General

Frustrated girls

Everyone here is free to block anyone they want and reject anyone they want. You can't make someone like you.
8 years

Frustrated girls

I completely agree, it seems some people enjoy this site for many reasons, some as a vanity project, flashing countless images of themselves for likes and comments. Some who want to have a niche side to them so they can be all alternative but not really with the scene, all for show. Some who are not ready to go full circle from fantasy to real life and then people who generally want to share and be a part of a community, to meet and potentially fall in love with others.

I just hate being messed about, I'm searching for those later people detailed above. I just want to meet someone who is nice and are very happy together. I sympathise with your statement "am I really that ugly" I too think that? Am I really that repulsive?
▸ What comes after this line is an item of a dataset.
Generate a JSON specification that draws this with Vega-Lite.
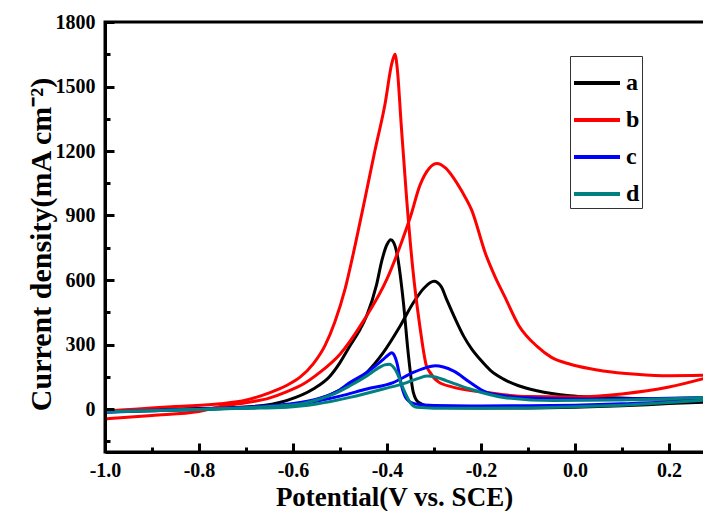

I suppose, a lot of the women get hounded on here from all sorts of guys so I cut them slack if they don't reply. Message limits or just ignore some of the filth they must receive. But to lead you on and on then drop off without a cheerio is unacceptable, it's just not polite

Best of luck finding someone that gets you
8 years

Frustrated girls

I think you've gotten quite a bit of constructive criticism and not too much advice other than to ignore/man up/etc... And I think some of your questions should be answered. You asked if you were too ugly to find someone, and if you mean on the outside, then the answer is absolutely not. Ugly people do not exist. Anyone who cares that much about the way you look does not deserve your attention. And if you meant on the inside-- know that you can change any aspect of yourself that you don't like. It may take awhile, but it works-- I know from personal experience. You also asked if you were too kind, which is a ridiculous question! No woman (or any person for that matter) in her right mind wants to be abused or used by a man or any other person, unless of course it is part of her sexual identity if she is masochistic, in which case I'm sure she would tell you ahead of time that is something she would wish to explore with you/ that is the type of relationship she is looking for. For some reason, there's a weird, "Nice guys never win," philosophy that tends to swim around in peoples' heads and it simply isn't true. Nice guys always win. And as far as trying to make more money a year, money shouldn't factor into how much a woman likes you. If the subject even comes up in conversation, run like the wind! She doesn't deserve your attention. As far as possible things you're doing wrong, well, I don't know exactly because I don't know you! But here's a list of things to do/things to stay away from that could help you...
1.) Tell her up front that English is your second language! Besides providing a cushion for you if you make any errors, it's also pretty remarkable and a very subtle way to show off!
2.) Try not to compliment her every five seconds! It's exhausting for a woman to have to say thank you a million times. Plus a few well meaning, honest compliments mean more than a bunch of shallow ones. Also compliment things besides her looks/ body/ anything physical.
3.) Don't bring up feederism, weight gain, or anything of that sort the first time you start a conversation with her, unless she brings it up first, which gives you the go ahead. Ask how she is, how her holidays were (since that would apply currently), etc... Helps her know you aren't just looking to exchange pics/role play, etc... and that you're looking to get to know her.
4.) Ask questions. Not so many that it feels like an interrogation but enough for her to know you're interested in her thoughts, opinions, and experiences. Also that will give her a chance to know you if she decides to flip the question and ask you the same thing.
5.) Try not to use one word answers. Throw in little bits of yourself into every reply. If she asks how your holidays were, don't say, "They were good, how were yours?" Say something more like, "They were good, spent time with family back home where I grew up. Was nice to see everyone again." This way she can ask you a question about your family, where you grew up, etc... If the conversation falls flat.
6.) Never ask her for pictures (of face or body), and if you do, do so rarely, and not the first few times you talk.
Those are some of the things I've found when talking to people that seem to get them tripped up the most that are maybe not as intuitive. If you're already doing these things-- you've probably just had bad luck. If someone stops talking to you, so be it! Like it was said above, you can't make anyone (or everyone) like you. Sorry this was long, but I hope that it helps some and I hope you find who you're looking for.